Working with the timeline I am laying out here, I sold out from GIFI around May-June and then I started buying ELNK, BYND, CMGI and others from June on. At first, it was dicey. As you can see by the drop in August, I was hating life to the maximum then, hanging around the office, all depressed and shit, playing Tetris. But then things started to pick up; things started to get real colorful (extra Randy Savage). By November of 1998, I was making a fucking fortune.

As 1999 rolled in, the old school tech names were dead money. I know this is hard to believe, since the NASDAQ was up 100% that year; but they were.

Here is the trading action for INTC that year.

INTC

Not impressive. During 1999, all of the assholes who were shitting on me in 1998 were now my cold callers. My production shot through the roof and they couldn’t catch up, mainly because they had no idea where the money was going. I knew it because I had done the homework.

We started buying networking stocks, B2B names and selling out of 2nd tier names like ELNK, who began to underperform, horribly.

ELNK2

Now if you were long ELNK or INTC in 1999, you felt like shit, especially when stocks like JDSU and CIEN were popping off.

JDSU

jdsu

 

CIEN

cien

Why was this happening? The market in its infinite wisdom concluded the internet was old hat, despite just being invented. Stocks like AMZN, who went from $5 to $30 in 1998, were now acting like old man stocks in 1999. Here was the mediocre performance of AMZN in 1999.

AMZN

The theory was that the internet was growing. People had computers. Now we needed to speed up the networks, in order to make it work. So, like the railroads in the late 1800’s, America went on a frenzy to build out fiber optic networks. Companies like JDSU and CIEN were at the epicenter of this craze and their shares ran like wild dogs higher. This, of course, was a classic mistake, which led to over-capacity, which led to the eventual collapse of the industry.

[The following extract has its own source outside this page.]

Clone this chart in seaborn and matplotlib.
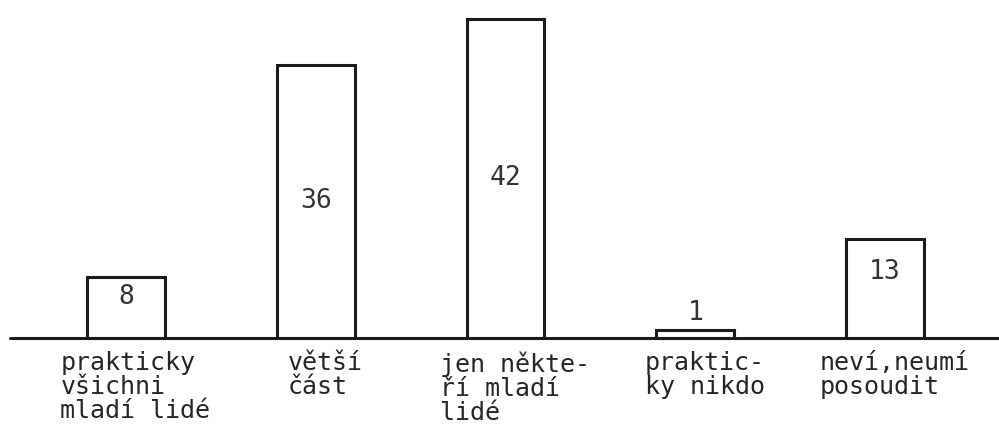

In 2000, the party came to an abrupt halt. However, there were stocks that outperformed, like EXTR.

extr

I remember a friend of mine riding that stock from nothing to its peak and right back down. So many people thought these networkers would outperform forever.

Another one of my favorite names was HLIT, another networker. This stock ran from $12 to over $130 in a year–then right back down in 2000.

HLIT 1999

 

HLIT1

HLIT 2000

HLIT2

The party was more or less over. Actually, the party was 100% over and I was inheriting 100 new clients from fired brokers per week, by the spring of 2001.

So what have we learned today, children?

1. When bubbles pop, the downside is your worst nightmare. They do not come back.

2. Pay attention to where the money is flowing, else end up a cold caller for an asshole broker.

3. Book profits.

4. Before you can book profits, you have to know where to find the waves.

In conclusion, I don’t know for sure if the oil bubble has popped or not. What I see with my eyes is an industry being taken to the woodshed by Wall Street on a daily basis. Perhaps it’s time to buy up the social media or other web 2.0 stocks now, considering oil is done? Or, maybe this is 2000 and everything is going to drop?

Actually, that’s not how it worked back then. See, while everyone was getting blown to smithereens in HLIT back then, people started to make a mint again in my old friend GIFI.

GIFI, circa 2000

GIFI

Things work in cycles, people. 2008-2009 was an outlier event, one that saw both oil and stocks collapse in tandem. You and I both know this isn’t happening now. I don’t think we are going to see oil and the rest of the market trade down together. As a matter of fact, if oil continues lower, I believe it will pave the way for extreme upside in a number of high growth industries. Then after those stocks have run their course, you can start buying oil again and dance on the graves of all of those who overstayed their welcome at the party.